I’ve Learned to Love Abuse


 

I’ve learned to love abuse.  Please, show me what I’m looking for.

That line…..it says a lot doesn’t it?  Abuse….Physical, verbal, emotional…sometimes we learn to love it because it is all we have known.

Emotional and verbal abuse has been on my mind lately.  I often wonder if the way I have been treated by friends and siblings qualifies as these kinds of abuse.  The hurting over and over.  The words said to me…oh gah those painful words.  The things done to me that told me I wasn’t good enough.  I wasn’t worthy enough.  I was some disease that wasn’t worthy of love.  I was worthy of abandonment.

You know what, I don’t deserve abuse.  No one deserves abuse.  I am a somewhat nice person.  Maybe, I am too nice.  Maybe, just maybe, that is exactly what makes me get abused over and over as I think “no…I can help this person.  It will be okay.  I’ll forgive them one more time.”  No…..I was wrong.  I just end up getting abused and hurt over and over again. This process taught me a learned behavior that I haven’t noticed until just a day or so ago.

This learned behavior is that I learned to not talk about my emotions.  That people didn’t care about the deep hurts inside me.  That if they didn’t ask me how I was feeling, I wasn’t supposed to mention it.  Where did this come from?  Where did I learn this?  I know: my siblings.  I learned this as a teenager.  I learned this because they didn’t care about me growing up.  I learned to never discuss my emotions and just live because they didn’t care or listen.  They didn’t care enough to be there for me while I was growing up and finding out who I was without a mother and with an emotionally distant and hurting father.  I learned to just shut up and deal.  To always be the caring and fun one.  To never talk about my pain.

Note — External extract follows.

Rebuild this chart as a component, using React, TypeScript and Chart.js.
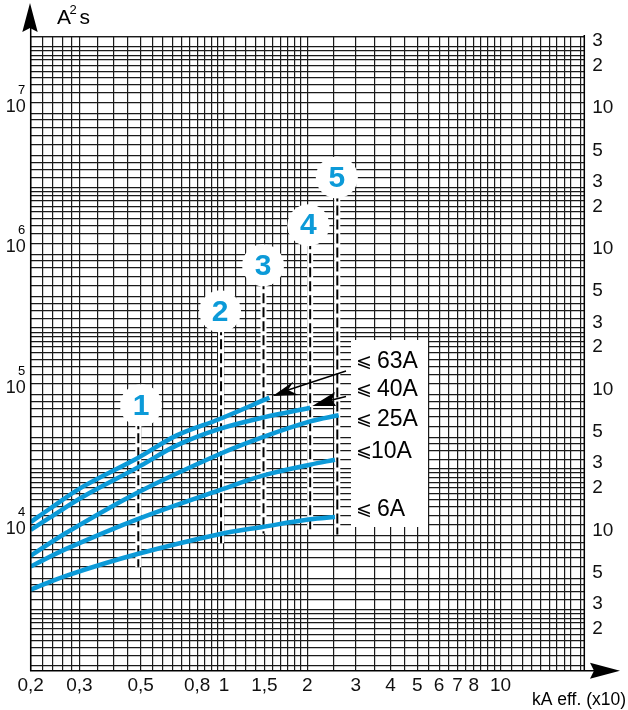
import React, { useEffect, useRef } from "react";
import { Chart, registerables } from "chart.js";

Chart.register(...registerables);

const FONT = '"Liberation Sans", Arial, sans-serif';
const BLUE = "#0c9ad8";

// --- grid ---
const xGrid = [
  0.2, 0.22, 0.24, 0.26, 0.28, 0.3, 0.35, 0.4, 0.45, 0.5, 0.55, 0.6, 0.65, 0.7, 0.75, 0.8, 0.85, 0.9, 0.95,
  1, 1.1, 1.2, 1.3, 1.4, 1.5, 1.6, 1.7, 1.8, 1.9, 2, 2.5, 3, 3.5, 4, 4.5, 5, 5.5, 6, 6.5, 7, 7.5, 8, 8.5, 9, 9.5,
  10, 11, 12, 13, 14, 15, 16, 17, 18, 19.5,
];
const yMantissas = [1, 1.2, 1.4, 1.6, 1.8, 2, 2.2, 2.4, 2.6, 2.8, 3, 3.5, 4, 4.5, 5, 6, 7, 8, 9];
const yDecades = [1e3, 1e4, 1e5, 1e6, 1e7];
const X_MIN = 0.2;
const X_MAX = 20.1;
const Y_MIN = 1100;
const Y_MAX = 3.5e7;

// --- tick labels (the "1,5" label sits on the grid line at 1.4 in the reference) ---
const xLabelValues = [0.2, 0.3, 0.5, 0.8, 1, 1.4, 2, 3, 4, 5, 6, 7, 8, 10];
const xLabelTexts = ["0,2", "0,3", "0,5", "0,8", "1", "1,5", "2", "3", "4", "5", "6", "7", "8", "10"];
const leftLabelValues = [1e4, 1e5, 1e6, 1e7];
const leftExponents = ["4", "5", "6", "7"];
const rightLabelValues = [3e3, 2e3, 5e3, 1e4, 3e4, 2e4, 5e4, 1e5, 3e5, 2e5, 5e5, 1e6, 3e6, 2e6, 5e6, 1e7, 3e7, 2e7];
const rightLabelTexts = ["3", "2", "5", "10", "3", "2", "5", "10", "3", "2", "5", "10", "3", "2", "5", "10", "3", "2"];

// --- curves ---
const x63A = [0.2, 0.235, 0.31, 0.49, 0.675, 0.97, 1.46];
const y63A = [12500, 15630, 22440, 35900, 51700, 67900, 95800];
const x40A = [0.2, 0.235, 0.31, 0.49, 0.675, 0.97, 1.39, 2.05];
const y40A = [11000, 13500, 19030, 30760, 43900, 57700, 69400, 81300];
const x25A = [0.2, 0.27, 0.49, 0.97, 1.39, 2.05, 2.6];
const y25A = [7210, 10550, 20400, 38300, 50500, 65000, 71800];
const x10A = [0.2, 0.27, 0.49, 0.97, 1.39, 2.05, 2.52];
const y10A = [6050, 8100, 13200, 21200, 26850, 32000, 34700];
const x6A = [0.2, 0.27, 0.49, 0.97, 1.39, 2.05, 2.52];
const y6A = [4150, 5220, 7450, 10300, 11600, 13100, 13600];

// --- numbered dashed columns ---
const columnNames = ["1", "2", "3", "4", "5"];
const columnX = [0.49, 0.976, 1.39, 2.05, 2.57];
const columnBottom = [5980, 8860, 10380, 11090, 10210];
const bubbleX = [0.501, 0.968, 1.385, 2.02, 2.56];
const bubbleY = [84500, 393700, 836000, 1611000, 3520000];

// --- curve captions ---
const captionTexts = ["63A", "40A", "25A", "10A", "6A"];
const captionSignX = [356, 356, 356, 356, 356];
const captionTextX = [377, 377, 377, 371, 377];
const captionBaseline = [368, 396, 426, 458, 516];

const yGrid = yDecades
  .flatMap((d) => yMantissas.map((m) => m * d))
  .filter((v) => v >= Y_MIN && v <= Y_MAX);
yGrid.push(Y_MAX);

const near = (a: number, b: number) => Math.abs(a - b) / b < 1e-6;
const points = (xs: number[], ys: number[]) => xs.map((x, i) => ({ x, y: ys[i] }));

function arrowHead(ctx: CanvasRenderingContext2D, pts: number[][]) {
  ctx.beginPath();
  pts.forEach(([x, y], i) => (i ? ctx.lineTo(x, y) : ctx.moveTo(x, y)));
  ctx.closePath();
  ctx.fill();
}

const decorations = {
  id: "decorations",
  beforeDatasetsDraw(chart: any) {
    const ctx = chart.ctx as CanvasRenderingContext2D;
    ctx.save();
    ctx.fillStyle = "#fff";
    ctx.fillRect(351, 340, 77, 187);
    ctx.restore();
  },
  afterDatasetsDraw(chart: any) {
    const ctx = chart.ctx as CanvasRenderingContext2D;
    const { left, right, top, bottom } = chart.chartArea;
    const yScale = chart.scales.y;
    ctx.save();

    // axes and arrows
    ctx.strokeStyle = "#000";
    ctx.fillStyle = "#000";
    ctx.lineWidth = 1.5;
    ctx.beginPath();
    ctx.moveTo(left, 25);
    ctx.lineTo(left, bottom);
    ctx.lineTo(595, bottom);
    ctx.moveTo(right, top - 2);
    ctx.lineTo(right, bottom);
    ctx.stroke();
    arrowHead(ctx, [[30, 3], [22.3, 32], [30, 28], [37.7, 32]]);
    arrowHead(ctx, [[620, bottom], [590, bottom - 8], [594, bottom], [590, bottom + 8]]);

    // pointers from captions to curves
    ctx.lineWidth = 1.4;
    ctx.beginPath();
    ctx.moveTo(346, 371);
    ctx.lineTo(285, 391);
    ctx.moveTo(346, 396.5);
    ctx.lineTo(332, 400);
    ctx.stroke();
    arrowHead(ctx, [[272.7, 396], [293.5, 381.5], [288, 390], [298.5, 395]]);
    arrowHead(ctx, [[312.3, 406], [335, 392], [332, 400], [336, 406]]);

    // axis titles
    ctx.textBaseline = "alphabetic";
    ctx.textAlign = "left";
    ctx.font = `21px ${FONT}`;
    ctx.fillText("A", 57, 24);
    ctx.fillText("s", 79.5, 24);
    ctx.font = `13px ${FONT}`;
    ctx.fillText("2", 69.5, 14);
    ctx.font = `17.5px ${FONT}`;
    ctx.fillText("kA eff. (x10)", 532, 705);

    // exponents of the left axis
    ctx.font = `13px ${FONT}`;
    ctx.textAlign = "right";
    leftLabelValues.forEach((v, i) => {
      ctx.fillText(leftExponents[i], 25.3, yScale.getPixelForValue(v) - 20);
    });

    // curve captions
    ctx.textAlign = "left";
    captionTexts.forEach((t, i) => {
      ctx.font = `19px "DejaVu Sans", ${FONT}`;
      ctx.fillText("\u2A7D", captionSignX[i], captionBaseline[i] - 1);
      ctx.font = `23px ${FONT}`;
      ctx.fillText(t, captionTextX[i], captionBaseline[i]);
    });

    // numbers in the white bubbles
    const meta = chart.getDatasetMeta(chart.data.datasets.findIndex((d: any) => d.label === "bubbles"));
    ctx.fillStyle = BLUE;
    ctx.font = `bold 30px ${FONT}`;
    ctx.textAlign = "center";
    ctx.textBaseline = "middle";
    meta.data.forEach((el: any, i: number) => ctx.fillText(columnNames[i], el.x, el.y + 1));
    ctx.restore();
  },
};

export default function App() {
  const ref = useRef<HTMLCanvasElement>(null);

  useEffect(() => {
    const curve = (label: string, xs: number[], ys: number[]) => ({
      label,
      data: points(xs, ys),
      borderColor: BLUE,
      borderWidth: 4.5,
      pointRadius: 0,
      tension: 0.35,
      order: 1,
    });
    const columns = (label: string, color: string, width: number, dash: number[], order: number) =>
      columnX.map((x, i) => ({
        label: `${label}${i}`,
        data: [
          { x, y: bubbleY[i] },
          { x, y: columnBottom[i] },
        ],
        borderColor: color,
        borderWidth: width,
        borderDash: dash,
        pointRadius: 0,
        order,
      }));

    const chart = new Chart(ref.current!, {
      type: "line",
      data: {
        datasets: [
          {
            label: "bubbles",
            data: points(bubbleX, bubbleY),
            showLine: false,
            pointRadius: 21,
            pointBackgroundColor: "#fff",
            pointBorderWidth: 0,
            order: 0,
          },
          curve("63A", x63A, y63A),
          curve("40A", x40A, y40A),
          curve("25A", x25A, y25A),
          curve("10A", x10A, y10A),
          curve("6A", x6A, y6A),
          ...columns("dash", "#000", 2, [10, 4], 2),
          ...columns("halo", "#fff", 6, [], 3),
        ] as any,
      },
      options: {
        animation: false,
        responsive: false,
        events: [],
        layout: { padding: { top: 37, left: 0, right: 0, bottom: 0 } },
        plugins: { legend: { display: false }, tooltip: { enabled: false } },
        scales: {
          x: {
            type: "logarithmic",
            min: X_MIN,
            max: X_MAX,
            afterBuildTicks: (s: any) => {
              s.ticks = xGrid.map((value) => ({ value }));
            },
            afterFit: (s: any) => {
              s.height = 39.3;
            },
            grid: { color: "#1a1a1a", lineWidth: 1.2, drawTicks: false },
            border: { display: false },
            ticks: {
              autoSkip: false,
              maxRotation: 0,
              minRotation: 0,
              padding: 4,
              color: "#111",
              font: { family: FONT, size: 19 },
              callback: (v: any) => {
                const i = xLabelValues.findIndex((l) => near(Number(v), l));
                return i >= 0 ? xLabelTexts[i] : "";
              },
            },
          },
          y: {
            type: "logarithmic",
            position: "left",
            min: Y_MIN,
            max: Y_MAX,
            afterBuildTicks: (s: any) => {
              s.ticks = yGrid.map((value) => ({ value }));
            },
            afterFit: (s: any) => {
              s.width = 30.7;
            },
            grid: { color: "#1a1a1a", lineWidth: 1.2, drawTicks: false },
            border: { display: false },
            ticks: {
              autoSkip: false,
              padding: 5,
              labelOffset: -7,
              color: "#111",
              font: { family: FONT, size: 18 },
              callback: (v: any) => (leftLabelValues.some((l) => near(Number(v), l)) ? "10" : ""),
            },
          },
          yRight: {
            type: "logarithmic",
            position: "right",
            min: Y_MIN,
            max: Y_MAX,
            afterBuildTicks: (s: any) => {
              s.ticks = rightLabelValues.map((value) => ({ value })).sort((a, b) => a.value - b.value);
            },
            afterFit: (s: any) => {
              s.width = 43.7;
            },
            grid: { display: false, drawTicks: false },
            border: { display: false },
            ticks: {
              autoSkip: false,
              padding: 8,
              labelOffset: -5.5,
              color: "#111",
              font: { family: FONT, size: 19 },
              callback: (v: any) => {
                const i = rightLabelValues.findIndex((l) => near(Number(v), l));
                return i >= 0 ? rightLabelTexts[i] : "";
              },
            },
          },
        },
      } as any,
      plugins: [decorations],
    });
    return () => chart.destroy();
  }, []);

  return (
    <div style={{ position: "fixed", left: 0, top: 0, width: 628, height: 710, background: "#fff" }}>
      <canvas ref={ref} width={628} height={710} style={{ display: "block" }} />
    </div>
  );
}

Through the grief, depression, and loneliness I am experiencing this year, I am learning how to stand up for myself.  How to not take this abuse anymore.  How to TRULY love myself again.  This is something I haven’t done since before my mother passed away 10 years ago.  I never really loved myself.  I coped.  I survived.  I fought to stay above water and get people’s approval and love because I wasn’t getting it anywhere else.  I learned to take abuse to get the approval of others.  I learned to always paint on that smile and to never show those tears.  That tears are weakness.  That tears drive people away.

This is a fairly new concept to me as I am just discovering this about myself through my weekly therapy sessions.  I will be having a talk with my therapist about all of this on Friday.  I am a work in progress.  I am slowly figuring out just who this woman is that I have become.  Who the woman is that rose about her trauma and crisis to never truly surrender to the darkness.